Some environments are clearly workspaces. Most complex authoring tools support workspaces. In Photoshop, for instance, you have a set of tools and panels at standard locations. You can rearrange tools and resize panels, activate or deactivate, etc. as much as you want, or you can go to a dropdown and select a preset for photography, illustration, 3D work, animation, etc. The key insight for your question is that when you close and reopen the program, your workspace has not changed.

A typical IDE is also set up to use workspace logic. That is, you're assumed to be working on one project or set of projects for an extended stretch, during which you'll probably need the same tools, windows, and locations accessible. It takes time to open and arrange them all on the screen and hook up the connections if you're doing live views or whatever.

If we look closer, though, there are two different types of workspace logic going on. The difference is in how content is treated. In Photoshop, usually the last image you opened does not persist. It stays in the recent files list, but it doesn't come up when you open it. So the tools remain, but the material changes. In an IDE, often the material does persist. When I open a given project in PyCharm, it opens the set of files I last had opened. The tools in this case are linked to the material. If the project were different, I would need a (somewhat) different workspace.

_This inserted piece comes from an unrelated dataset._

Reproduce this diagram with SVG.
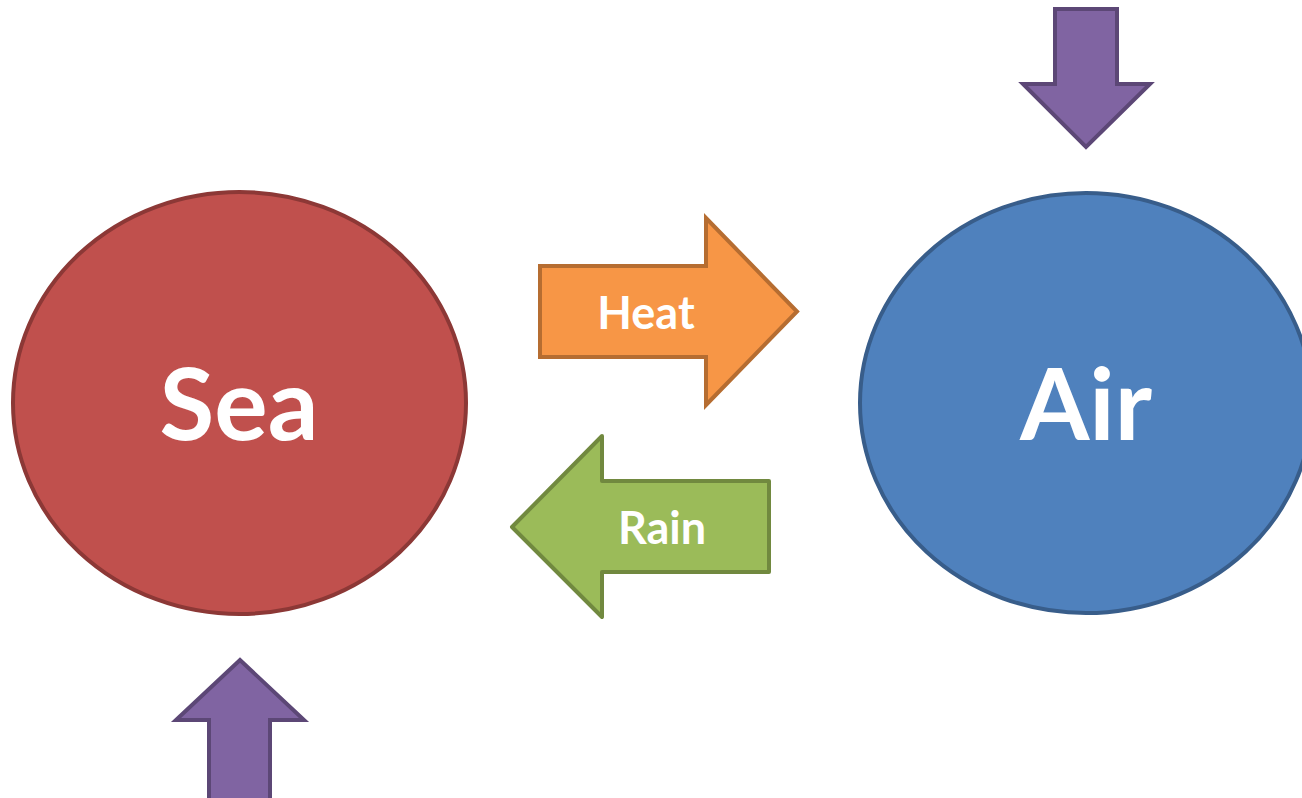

This brings us to browsers. How do you use your browser — as a set of tools or as the material?

One of my family members is a lexicographer. She primarily uses her computer for email and work. Her work requires her to have 2–3 organization-related tabs and several more tools of the trade at various URLs. When she logs on, therefore, she tends to open the exact same set of sites. For her, the browser provides a set of tools. It's the workspace.

In my case, I wear many hats. My workspace is not the tabs I have open, but my bookmarks. I have them organized into a number of folders and subfolders depending on which task I'm working on: teaching-related materials, programming, music, translation, various hobbies. If any of them were to persist when I reopen, it would be weird, like Photoshop showing me the last image I worked on. If and when I want to save a particular "project", I use a session saver extension. By contrast, this other family member uses very few bookmarks and a session saver only to restore the workspace in case she accidentally closes something.

As you can imagine based on this description, she wants persistence. Why would things close when she'll just have to open the exact same ones? Whereas I'm like you and don't want persistence. Why would old things open when I'm about to start something new?